Raymond brings shared autonomy to lift trucks

Third Wave Automation and Raymond plan to put shared autonomy into warehouse lift trucks, with remote human supervision when needed.

Third Wave Automation announced on June 16 a technology partnership with The Raymond Corporation, part of Toyota Material Handling North America, to integrate its AI-enabled physical automation capabilities into selected automated Raymond lift trucks. The verified point is narrow and useful: Raymond plans to offer Third Wave technology inside its own ecosystem, starting with an automated Raymond Swing-Reach truck and several future products, distributed through Raymond Solutions and Support Centers.

That matters because “physical AI” can easily become a loose label.

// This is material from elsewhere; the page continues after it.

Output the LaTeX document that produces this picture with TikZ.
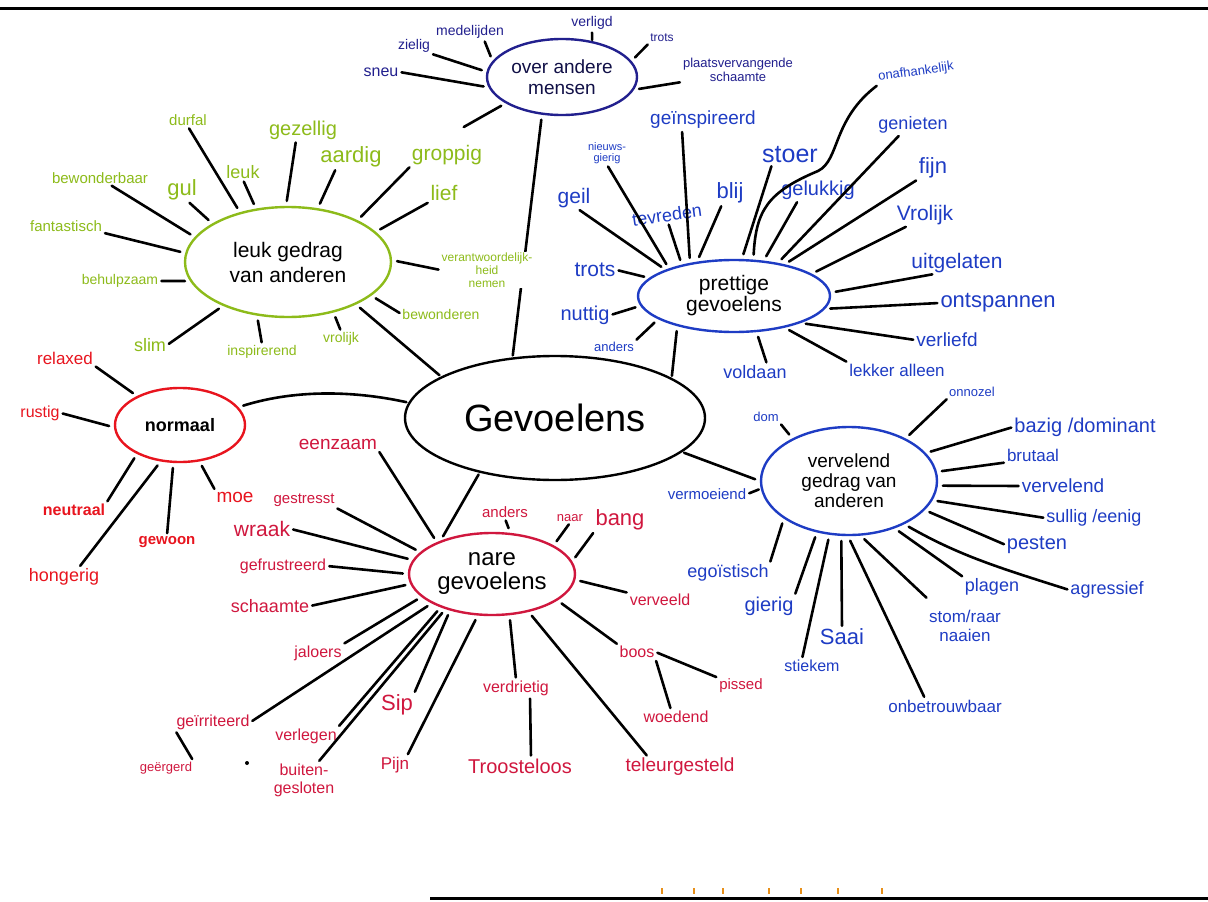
\documentclass[tikz,border=0pt]{standalone}
\usepackage{fontspec}
\setmainfont{Liberation Sans}
\usetikzlibrary{shapes.geometric}
\definecolor{cgreen}{HTML}{8DBB1A}
\definecolor{cnavy}{HTML}{22208E}
\definecolor{cblue}{HTML}{1E3CC4}
\definecolor{cred}{HTML}{E8141E}
\definecolor{ccrim}{HTML}{D0173E}
\definecolor{ctick}{HTML}{E8901A}
\pgfdeclarelayer{bg}
\pgfsetlayers{bg,main}
\tikzset{
  hub/.style={ellipse, draw, line width=2.4pt, inner sep=0pt, align=center, text=black},
  spoke/.style={line width=2.6pt, line cap=round, shorten <=5pt, shorten >=2pt},
  lab/.style={inner sep=1pt, align=center},
  sz/.style={font=\fontsize{#1}{#1}\selectfont},
  bsz/.style={font=\bfseries\fontsize{#1}{#1}\selectfont},
  cN/.style={lab, text=cnavy},
  cG/.style={lab, text=cgreen},
  cB/.style={lab, text=cblue},
  cR/.style={lab, text=cred},
  cC/.style={lab, text=ccrim},
}
\begin{document}
\begin{tikzpicture}[x=1pt,y=-1pt]
\begin{pgfonlayer}{bg}
\fill[white] (0,0) rectangle (1208,902);
\end{pgfonlayer}
\useasboundingbox (0,0) rectangle (1208,902);

% paper edges
\draw[line width=3pt] (0,8) -- (1208,8);
\draw[line width=3pt] (430,898) -- (1208,898);
\foreach \x in {662,694,723,769,801,838,882} \draw[ctick, line width=1.2pt] (\x,888) -- (\x,894);
\fill (247,763) circle (2pt);

% hubs
\node[hub, minimum width=300, minimum height=124, font=\fontsize{38}{38}\selectfont] (G) at (555,418) {Gevoelens};
\node[hub, draw=cnavy, minimum width=150, minimum height=76, font=\fontsize{19}{19}\selectfont, text=cnavy!50!black] (OAM) at (562,77) {over andere\\[2pt]mensen};
\node[hub, draw=cgreen, minimum width=206, minimum height=110, font=\fontsize{21}{21}\selectfont] (LG) at (288,262) {leuk gedrag\\[4pt]van anderen};
\node[hub, draw=cblue, minimum width=192, minimum height=72, font=\fontsize{21}{21}\selectfont] (PG) at (734,296) {prettige\\[0pt]gevoelens};
\node[hub, draw=cred, minimum width=130, minimum height=74, font=\bfseries\fontsize{18}{18}\selectfont] (NO) at (180,425) {normaal};
\node[hub, draw=ccrim, minimum width=166, minimum height=82, font=\fontsize{24}{24}\selectfont] (NG) at (492,574) {nare\\[0pt]gevoelens};
\node[hub, draw=cblue, minimum width=176, minimum height=108, font=\fontsize{19}{19}\selectfont] (VG) at (849,481) {vervelend\\[1pt]gedrag van\\[1pt]anderen};

% ---- over andere mensen
\node[cN, sz=16] (sneu) at (381,72) {sneu};
\node[cN, sz=14] (zielig) at (414,46) {zielig};
\node[cN, sz=14] (medelijden) at (470,32) {medelijden};
\node[cN, sz=14] (verligd) at (592,23) {verligd};
\node[cN, sz=12] (trotsa) at (662,38) {trots};
\node[cN, sz=13] (pvs) at (738,70) {plaatsvervangende\\[1pt]schaamte};
\coordinate (oamfree) at (462,128);
\draw[spoke] (OAM.188) -- (sneu.east);
\draw[spoke] (OAM.176) -- (zielig.south east);
\draw[spoke] (OAM.167) -- ([xshift=14pt]medelijden.south);
\draw[spoke, shorten <=1pt] (OAM.50) -- (verligd.south);
\draw[spoke] (OAM.13) -- (trotsa.south west);
\draw[spoke] (OAM.-10) -- ([yshift=-12pt]pvs.west);
\draw[spoke] (OAM.205) -- (oamfree);
\begin{pgfonlayer}{bg}
\draw[spoke] (OAM.-118) -- (G.125);
\end{pgfonlayer}

% ---- leuk gedrag van anderen
\node[cG, sz=15] (durfal) at (188,120) {durfal};
\node[cG, sz=20] (gezellig) at (303,130) {gezellig};
\node[cG, sz=18] (leuk) at (243,172) {leuk};
\node[cG, sz=22] (aardig) at (351,157) {aardig};
\node[cG, sz=21] (grappig) at (447,155) {groppig};
\node[cG, sz=21] (lief) at (444,193) {lief};
\node[cG, sz=22] (gul) at (182,190) {gul};
\node[cG, sz=15] (bewonderbaar) at (100,178) {bewonderbaar};
\node[cG, sz=15] (fantastisch) at (66,226) {fantastisch};
\node[cG, sz=14] (behulpzaam) at (120,281) {behulpzaam};
\node[cG, sz=18] (slim) at (150,345) {slim};
\node[cG, sz=14] (inspirerend) at (262,352) {inspirerend};
\node[cG, sz=14] (vrolijka) at (341,339) {vrolijk};
\node[cG, sz=14] (bewonderen) at (441,314) {bewonderen};
\node[cG, sz=12, fill=white] (verantw) at (487,270) {verantwoordelijk-\\[1pt]heid\\[1pt]nemen};
\draw[spoke] (LG.134) -- (durfal.south);
\draw[spoke] (LG.92) -- ([xshift=-7pt]gezellig.south);
\draw[spoke] (LG.121) -- (leuk.south);
\draw[spoke] (LG.61) -- ([xshift=-15pt]aardig.south);
\draw[spoke] (LG.31) -- (grappig.south west);
\draw[spoke] (LG.19) -- (lief.south west);
\draw[spoke] (LG.153) -- ([xshift=6pt]gul.south);
\draw[spoke] (LG.165) -- ([xshift=10pt]bewonderbaar.south);
\draw[spoke] (LG.175) -- (fantastisch.south east);
\draw[spoke] (LG.191) -- (behulpzaam.east);
\draw[spoke] (LG.214) -- (slim.east);
\draw[spoke] (LG.240) -- (inspirerend.north);
\draw[spoke] (LG.-48) -- (vrolijka.north);
\draw[spoke] (LG.-22) -- (bewonderen.west);
\draw[spoke] (LG.1.5) -- (verantw.west);
\draw[spoke] (LG.-32) -- (G.160);

% ---- normaal
\node[cR, sz=17] (relaxed) at (65,358) {relaxed};
\node[cR, sz=16] (rustig) at (40,413) {rustig};
\node[cR, bsz=16] (neutraal) at (74,510) {neutraal};
\node[cR, sz=18] (hongerig) at (64,577) {hongerig};
\node[cR, bsz=15] (gewoon) at (167,542) {gewoon};
\node[cR, sz=19] (moe) at (235,497) {moe};
\draw[spoke] (NO.146) -- (relaxed.south east);
\draw[spoke] (NO.182) -- (rustig.east);
\draw[spoke] (NO.214) -- (neutraal.north east);
\draw[spoke] (NO.242) -- ([xshift=15pt]hongerig.north);
\draw[spoke] (NO.260) -- (gewoon.north);
\draw[spoke] (NO.298) -- (moe.north west);
\draw[spoke] (NO.17) .. controls (300,388) and (360,392) .. (G.174);

% ---- nare gevoelens
\node[cC, sz=19] (eenzaam) at (338,444) {eenzaam};
\node[cC, sz=15] (gestresst) at (304,500) {gestresst};
\node[cC, sz=21] (wraak) at (262,529) {wraak};
\node[cC, sz=16] (gefrustreerd) at (283,566) {gefrustreerd};
\node[cC, sz=18] (schaamte) at (270,606) {schaamte};
\node[cC, sz=16] (jaloers) at (318,653) {jaloers};
\node[cC, sz=16] (geirriteerd) at (213,722) {geïrriteerd};
\node[cC, sz=13] (geergerd) at (166,768) {geërgerd};
\node[cC, sz=16] (verlegen) at (306,736) {verlegen};
\node[cC, sz=16] (buiten) at (304,780) {buiten-\\[2pt]gesloten};
\node[cC, sz=22] (sip) at (397,705) {Sip};
\node[cC, sz=17] (pijn) at (395,765) {Pijn};
\node[cC, sz=16] (verdrietig) at (516,688) {verdrietig};
\node[cC, sz=20] (troosteloos) at (520,766) {Troosteloos};
\node[cC, sz=19] (teleurgesteld) at (680,767) {teleurgesteld};
\node[cC, sz=16] (boos) at (637,652) {boos};
\node[cC, sz=15] (pissed) at (741,686) {pissed};
\node[cC, sz=16] (woedend) at (676,717) {woedend};
\node[cC, sz=16] (verveeld) at (660,600) {verveeld};
\node[cC, sz=22] (bang) at (620,520) {bang};
\node[cC, sz=15] (andersb) at (505,512) {anders};
\node[cC, sz=13] (naar) at (570,518) {naar};
\draw[spoke] (NG.150) -- (eenzaam.south east);
\draw[spoke] (NG.163) -- (gestresst.south east);
\draw[spoke] (NG.170) -- (wraak.east);
\draw[spoke] (NG.180) -- (gefrustreerd.east);
\draw[spoke] (NG.187) -- (schaamte.east);
\draw[spoke] (NG.198) -- (jaloers.north east);
\draw[spoke] (NG.206) -- (geirriteerd.east);
\draw[spoke] (NG.213) -- (verlegen.north east);
\draw[spoke] (NG.217) -- ([xshift=14pt]buiten.north);
\draw[spoke] (NG.221) -- (sip.north east);
\draw[spoke] (NG.251) -- ([xshift=12pt]pijn.north);
\draw[spoke] (NG.293) -- (verdrietig.north);
\draw[spoke] (NG.314) -- ([xshift=-32pt]teleurgesteld.north);
\draw[spoke] (NG.338) -- (boos.north west);
\draw[spoke] (NG.-4) -- (verveeld.north west);
\draw[spoke] (NG.9) -- (bang.south west);
\draw[spoke] (NG.25) -- (naar.south);
\draw[spoke] (NG.66) -- (andersb.south);
\draw[spoke] (NG.147) -- (G.216);
\draw[spoke, shorten <=2pt] ([xshift=14pt]verdrietig.south) -- ([xshift=11pt]troosteloos.north);
\draw[spoke, shorten <=2pt] (boos.east) -- (pissed.north west);
\draw[spoke, shorten <=2pt] (boos.south east) -- ([xshift=-5pt]woedend.north);
\draw[spoke, shorten <=2pt] (geirriteerd.south west) -- (geergerd.north east);

% ---- prettige gevoelens
\node[cB, sz=19] (ginsp) at (703,120) {geïnspireerd};
\node[cB, sz=11] (nieuwsg) at (607,153) {nieuws-\\gierig};
\node[cB, sz=21] (geil) at (574,198) {geil};
\node[cB, sz=18, rotate=8] (tevreden) at (667,215) {tevreden};
\node[cB, sz=22] (blij) at (730,193) {blij};
\node[cB, sz=25] (stoer) at (790,155) {stoer};
\node[cB, sz=13, rotate=8] (onafh) at (916,72) {onafhankelijk};
\node[cB, sz=20] (gelukkig) at (818,190) {gelukkig};
\node[cB, sz=18] (genieten) at (913,125) {genieten};
\node[cB, sz=22] (fijn) at (933,168) {fijn};
\node[cB, sz=21] (vrolijkb) at (925,215) {Vrolijk};
\node[cB, sz=21] (uitgelaten) at (957,263) {uitgelaten};
\node[cB, sz=22] (ontspannen) at (998,303) {ontspannen};
\node[cB, sz=19] (verliefd) at (947,340) {verliefd};
\node[cB, sz=17] (lekker) at (897,370) {lekker alleen};
\node[cB, sz=18] (voldaan) at (755,372) {voldaan};
\node[cB, sz=21] (trotsb) at (595,270) {trots};
\node[cB, sz=20] (nuttig) at (585,315) {nuttig};
\node[cB, sz=13] (andersa) at (614,347) {anders};
\coordinate (onk) at (818,171);
\draw[spoke] (PG.143) -- ([xshift=-21pt]ginsp.south);
\draw[spoke] (PG.157) -- (nieuwsg.south);
\draw[spoke] (PG.159) -- ([xshift=4pt]geil.south);
\draw[spoke] (PG.149) -- (tevreden.south);
\draw[spoke] (PG.137) -- ([xshift=-8pt]blij.south);
\draw[spoke] (PG.78) -- ([xshift=-18pt]stoer.south);
\draw[spoke] (PG.62) .. controls (756,210) and (768,192) .. (onk) .. controls (840,160) and (832,120) .. (onafh.south west);
\draw[spoke] (PG.50) -- ([xshift=-20pt]gelukkig.south);
\draw[spoke] (PG.37) -- ([xshift=-13pt]genieten.south);
\draw[spoke] (PG.32) -- (fijn.south west);
\draw[spoke] (PG.16) -- ([xshift=12pt]vrolijkb.south west);
\draw[spoke] (PG.2) -- ([xshift=24pt]uitgelaten.south west);
\draw[spoke] (PG.-8) -- (ontspannen.west);
\draw[spoke] (PG.-22) -- (verliefd.west);
\draw[spoke] (PG.-32) -- (lekker.north west);
\draw[spoke] (PG.-58) -- ([xshift=12pt]voldaan.north);
\draw[spoke] (PG.168) -- (trotsb.east);
\draw[spoke] (PG.186) -- (nuttig.east);
\draw[spoke] (PG.197) -- (andersa.north east);
\draw[spoke] (PG.208) -- (G.19);

% ---- vervelend gedrag van anderen
\node[cB, sz=13] (dom) at (766,417) {dom};
\node[cB, sz=13] (onnozel) at (972,392) {onnozel};
\node[cB, sz=20] (bazig) at (1085,427) {bazig /dominant};
\node[cB, sz=17] (brutaal) at (1033,455) {brutaal};
\node[cB, sz=19] (vervelend) at (1063,486) {vervelend};
\node[cB, sz=18] (sullig) at (1094,518) {sullig /eenig};
\node[cB, sz=20] (pesten) at (1037,545) {pesten};
\node[cB, sz=18] (agressief) at (1107,590) {agressief};
\node[cB, sz=18] (plagen) at (992,587) {plagen};
\node[cB, sz=17] (stomraar) at (965,626) {stom/raar\\[2pt]naaien};
\node[cB, sz=17] (onbetr) at (945,706) {onbetrouwbaar};
\node[cB, sz=22] (saai) at (842,637) {Saai};
\node[cB, sz=16] (stiekem) at (812,666) {stiekem};
\node[cB, sz=20] (gierig) at (769,606) {gierig};
\node[cB, sz=18] (egoistisch) at (728,573) {egoïstisch};
\node[cB, sz=15] (vermoeiend) at (707,494) {vermoeiend};
\draw[spoke] (VG.143) -- (dom.south east);
\draw[spoke] (VG.37) -- (onnozel.south west);
\draw[spoke] (VG.20) -- (bazig.west);
\draw[spoke] (VG.6) -- (brutaal.south west);
\draw[spoke] (VG.-3) -- (vervelend.west);
\draw[spoke] (VG.-13) -- (sullig.west);
\draw[spoke] (VG.-21) -- (pesten.west);
\draw[spoke] (VG.-38) .. controls (960,556) and (1000,568) .. (agressief.west);
\draw[spoke] (VG.-46) -- (plagen.north west);
\draw[spoke] (VG.-78) -- ([yshift=10pt]stomraar.north west);
\draw[spoke] (VG.-91) -- ([xshift=-20pt]onbetr.north);
\draw[spoke] (VG.262) -- (saai.north);
\draw[spoke] (VG.250) -- ([xshift=-10pt]stiekem.north);
\draw[spoke] (VG.238) -- (gierig.north east);
\draw[spoke] (VG.210) -- (egoistisch.north east);
\draw[spoke, shorten <=2pt] (VG.185) -- (vermoeiend.east);
\draw[spoke] (VG.180) -- (G.-15);
\end{tikzpicture}
\end{document}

Third Wave’s specific approach is shared autonomy for lift trucks and industrial vehicles. In practice, the vehicle can handle repeated warehouse movements autonomously, while a remote human operator supervises several machines and intervenes when the system encounters a situation outside its expected operating range. The release says one operator can typically manage up to ten forklifts from an off-floor location. This is less theatrical than a humanoid robot demo, but it is close to a real warehouse problem: how to automate without rebuilding every aisle, dock door, workflow and exception path around a perfectly controlled robot environment.

Raymond gives the announcement industrial weight. The company already sells material-handling equipment and has a distribution, service and integration channel for logistics customers. For Third Wave, the partnership is therefore not only a branding exercise. It can turn a mobile robotics stack into an option attached to familiar fleet equipment, with operational visibility, assistance and performance measurement wrapped around it. The announcement points to dock-to-dock workflows, trailer loading and unloading, and other warehouse operations where daily variability makes rigid automation harder to justify.

The partnership points to a more plausible route for industrial robotics than a sudden replacement of workers by general-purpose machines. Warehouses need capacity, predictability and safety, but they also deal with constant exceptions: misplaced pallets, people entering the zone, priority changes, delayed goods and unexpected product shapes. Shared autonomy accepts that reality instead of pretending it will disappear. Caution is still needed: the source does not give vehicle counts, a full rollout calendar, site-level costs or uptime data. But the signal is clear. Useful robotics often arrives by attaching autonomy to existing equipment and keeping human supervision in the loop, rather than by asking an operation to reorganize itself around a completely new robot form.